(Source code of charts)
━━━━━━━━
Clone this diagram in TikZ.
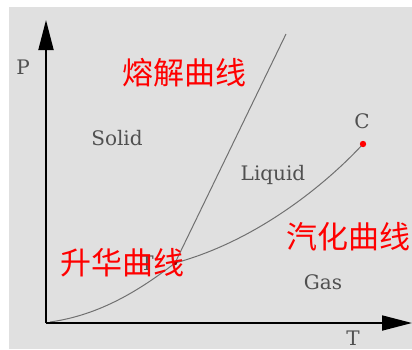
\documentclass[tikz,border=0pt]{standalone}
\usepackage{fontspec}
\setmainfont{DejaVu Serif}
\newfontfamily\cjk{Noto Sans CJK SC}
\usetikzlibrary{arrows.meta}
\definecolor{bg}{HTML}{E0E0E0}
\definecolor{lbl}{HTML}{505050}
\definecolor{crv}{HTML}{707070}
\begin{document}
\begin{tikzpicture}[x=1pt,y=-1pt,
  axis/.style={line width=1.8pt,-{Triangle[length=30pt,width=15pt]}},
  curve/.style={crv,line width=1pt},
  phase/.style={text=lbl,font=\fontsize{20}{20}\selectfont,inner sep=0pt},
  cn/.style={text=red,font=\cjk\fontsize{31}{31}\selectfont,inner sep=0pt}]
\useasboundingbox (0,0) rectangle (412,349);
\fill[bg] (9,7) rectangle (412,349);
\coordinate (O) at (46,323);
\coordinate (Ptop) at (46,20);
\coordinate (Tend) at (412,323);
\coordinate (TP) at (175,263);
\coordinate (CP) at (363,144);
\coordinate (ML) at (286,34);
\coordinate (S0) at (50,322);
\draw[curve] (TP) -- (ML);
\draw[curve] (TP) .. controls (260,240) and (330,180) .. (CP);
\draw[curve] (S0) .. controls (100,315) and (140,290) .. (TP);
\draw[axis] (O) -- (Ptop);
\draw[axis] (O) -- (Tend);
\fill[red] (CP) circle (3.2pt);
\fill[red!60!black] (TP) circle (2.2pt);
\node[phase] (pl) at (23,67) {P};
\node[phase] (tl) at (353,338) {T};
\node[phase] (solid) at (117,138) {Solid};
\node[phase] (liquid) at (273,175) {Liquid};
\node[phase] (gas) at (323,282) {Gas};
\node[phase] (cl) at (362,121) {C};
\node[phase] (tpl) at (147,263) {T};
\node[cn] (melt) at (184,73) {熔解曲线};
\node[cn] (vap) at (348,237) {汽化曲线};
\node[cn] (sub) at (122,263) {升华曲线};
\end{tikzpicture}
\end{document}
━━━━━━━━
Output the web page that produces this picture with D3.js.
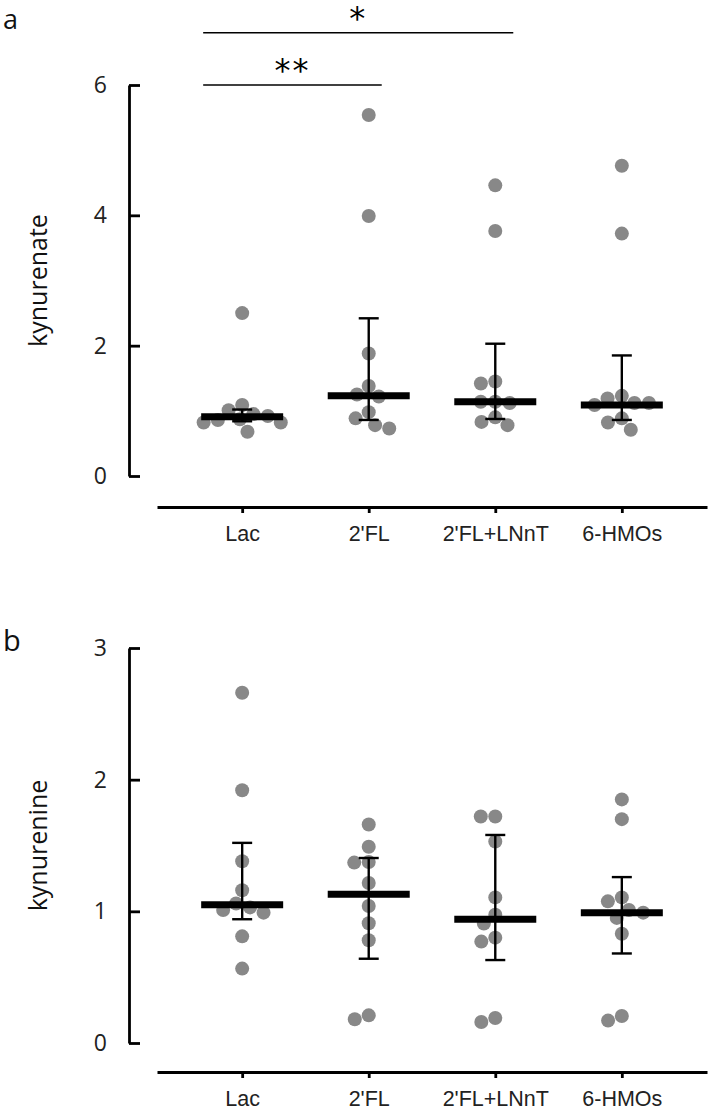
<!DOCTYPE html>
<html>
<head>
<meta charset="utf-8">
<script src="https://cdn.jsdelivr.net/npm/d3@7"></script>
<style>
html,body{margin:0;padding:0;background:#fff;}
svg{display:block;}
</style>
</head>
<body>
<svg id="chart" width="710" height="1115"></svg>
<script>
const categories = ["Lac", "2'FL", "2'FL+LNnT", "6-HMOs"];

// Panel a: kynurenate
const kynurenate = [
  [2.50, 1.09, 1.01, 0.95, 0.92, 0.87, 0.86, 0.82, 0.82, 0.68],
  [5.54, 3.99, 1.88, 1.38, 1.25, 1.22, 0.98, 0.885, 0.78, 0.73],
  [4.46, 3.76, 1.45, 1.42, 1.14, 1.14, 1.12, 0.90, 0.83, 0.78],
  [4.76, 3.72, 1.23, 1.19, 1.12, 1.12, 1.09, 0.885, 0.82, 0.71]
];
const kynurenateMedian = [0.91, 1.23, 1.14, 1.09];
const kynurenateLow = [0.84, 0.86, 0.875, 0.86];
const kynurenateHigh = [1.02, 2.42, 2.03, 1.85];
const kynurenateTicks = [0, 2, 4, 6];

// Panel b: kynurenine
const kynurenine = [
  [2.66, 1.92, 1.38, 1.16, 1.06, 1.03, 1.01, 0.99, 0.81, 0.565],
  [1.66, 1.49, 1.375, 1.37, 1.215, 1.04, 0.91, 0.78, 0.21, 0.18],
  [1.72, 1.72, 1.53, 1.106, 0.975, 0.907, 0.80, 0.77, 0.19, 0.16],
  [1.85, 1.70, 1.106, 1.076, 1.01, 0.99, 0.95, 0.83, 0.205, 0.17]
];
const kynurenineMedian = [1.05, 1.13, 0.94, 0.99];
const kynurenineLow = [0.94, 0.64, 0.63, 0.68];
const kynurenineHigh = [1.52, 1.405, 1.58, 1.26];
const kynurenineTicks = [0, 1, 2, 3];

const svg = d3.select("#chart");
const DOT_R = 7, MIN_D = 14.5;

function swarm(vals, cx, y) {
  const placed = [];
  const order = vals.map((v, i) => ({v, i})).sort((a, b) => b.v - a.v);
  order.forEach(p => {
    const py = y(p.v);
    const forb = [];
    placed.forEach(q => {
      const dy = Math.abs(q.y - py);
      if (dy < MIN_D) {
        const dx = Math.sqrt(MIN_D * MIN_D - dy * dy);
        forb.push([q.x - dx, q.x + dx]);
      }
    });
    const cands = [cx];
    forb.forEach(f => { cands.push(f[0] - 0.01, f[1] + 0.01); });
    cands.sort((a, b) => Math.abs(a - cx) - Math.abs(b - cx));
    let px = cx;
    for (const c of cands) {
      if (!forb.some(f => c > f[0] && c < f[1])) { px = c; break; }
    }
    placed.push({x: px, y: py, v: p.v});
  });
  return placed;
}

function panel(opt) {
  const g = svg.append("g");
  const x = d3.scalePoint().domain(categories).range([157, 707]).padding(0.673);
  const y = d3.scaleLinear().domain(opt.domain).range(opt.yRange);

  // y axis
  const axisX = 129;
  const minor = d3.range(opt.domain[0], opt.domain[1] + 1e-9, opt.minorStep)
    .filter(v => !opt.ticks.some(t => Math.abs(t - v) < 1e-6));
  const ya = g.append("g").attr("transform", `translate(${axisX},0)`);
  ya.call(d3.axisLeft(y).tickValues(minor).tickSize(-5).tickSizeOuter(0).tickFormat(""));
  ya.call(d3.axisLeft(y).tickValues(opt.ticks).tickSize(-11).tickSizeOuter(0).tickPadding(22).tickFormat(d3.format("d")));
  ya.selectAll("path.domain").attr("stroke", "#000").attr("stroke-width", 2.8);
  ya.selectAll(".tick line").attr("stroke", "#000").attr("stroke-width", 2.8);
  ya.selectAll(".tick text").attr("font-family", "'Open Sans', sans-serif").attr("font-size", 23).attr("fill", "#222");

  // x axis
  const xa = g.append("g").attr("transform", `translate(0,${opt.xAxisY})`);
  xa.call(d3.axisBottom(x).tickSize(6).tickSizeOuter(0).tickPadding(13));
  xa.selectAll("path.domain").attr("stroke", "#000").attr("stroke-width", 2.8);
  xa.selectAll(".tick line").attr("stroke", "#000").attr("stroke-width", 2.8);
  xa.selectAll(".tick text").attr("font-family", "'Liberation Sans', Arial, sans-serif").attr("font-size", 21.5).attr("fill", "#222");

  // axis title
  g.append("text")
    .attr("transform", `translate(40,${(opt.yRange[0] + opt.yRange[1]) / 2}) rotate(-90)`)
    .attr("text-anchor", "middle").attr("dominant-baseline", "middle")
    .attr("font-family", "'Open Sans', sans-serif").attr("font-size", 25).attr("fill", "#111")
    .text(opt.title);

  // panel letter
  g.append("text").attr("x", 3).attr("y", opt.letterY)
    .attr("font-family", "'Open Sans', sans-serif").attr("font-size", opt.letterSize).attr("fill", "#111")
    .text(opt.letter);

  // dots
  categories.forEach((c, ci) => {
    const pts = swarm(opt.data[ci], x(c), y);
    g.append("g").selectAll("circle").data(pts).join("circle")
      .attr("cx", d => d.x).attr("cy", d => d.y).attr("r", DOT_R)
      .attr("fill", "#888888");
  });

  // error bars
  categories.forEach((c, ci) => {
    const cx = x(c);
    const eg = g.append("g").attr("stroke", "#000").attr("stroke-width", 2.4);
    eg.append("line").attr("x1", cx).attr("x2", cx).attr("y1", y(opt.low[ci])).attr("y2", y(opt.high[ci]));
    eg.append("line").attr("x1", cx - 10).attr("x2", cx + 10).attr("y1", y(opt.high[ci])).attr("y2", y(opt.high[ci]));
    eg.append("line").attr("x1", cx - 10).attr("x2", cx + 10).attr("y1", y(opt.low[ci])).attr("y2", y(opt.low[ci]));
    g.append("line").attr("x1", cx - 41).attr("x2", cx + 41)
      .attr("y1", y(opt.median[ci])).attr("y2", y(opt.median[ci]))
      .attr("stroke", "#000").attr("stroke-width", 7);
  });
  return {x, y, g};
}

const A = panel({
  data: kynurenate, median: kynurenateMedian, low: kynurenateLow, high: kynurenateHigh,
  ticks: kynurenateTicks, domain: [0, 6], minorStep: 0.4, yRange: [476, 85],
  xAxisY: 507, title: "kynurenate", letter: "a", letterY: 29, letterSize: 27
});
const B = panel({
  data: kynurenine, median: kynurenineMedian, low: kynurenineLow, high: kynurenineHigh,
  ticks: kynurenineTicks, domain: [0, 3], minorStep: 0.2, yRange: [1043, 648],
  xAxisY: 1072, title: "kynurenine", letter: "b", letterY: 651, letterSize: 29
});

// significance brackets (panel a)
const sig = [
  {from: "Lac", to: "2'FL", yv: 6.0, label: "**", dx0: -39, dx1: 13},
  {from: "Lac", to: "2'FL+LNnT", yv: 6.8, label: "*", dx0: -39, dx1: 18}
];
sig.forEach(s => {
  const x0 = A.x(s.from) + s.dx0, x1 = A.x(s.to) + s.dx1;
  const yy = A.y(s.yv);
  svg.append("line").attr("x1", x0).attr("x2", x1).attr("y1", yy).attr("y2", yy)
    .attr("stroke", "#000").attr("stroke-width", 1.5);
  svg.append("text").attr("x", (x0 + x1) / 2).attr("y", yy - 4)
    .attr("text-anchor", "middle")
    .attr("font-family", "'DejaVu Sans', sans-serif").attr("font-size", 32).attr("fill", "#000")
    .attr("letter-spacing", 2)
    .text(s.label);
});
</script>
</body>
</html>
━━━━━━━━
=== Work to complete ===
Copy all lines above containing the string "this".

=== Expected answer ===
Clone this diagram in TikZ.
Output the web page that produces this picture with D3.js.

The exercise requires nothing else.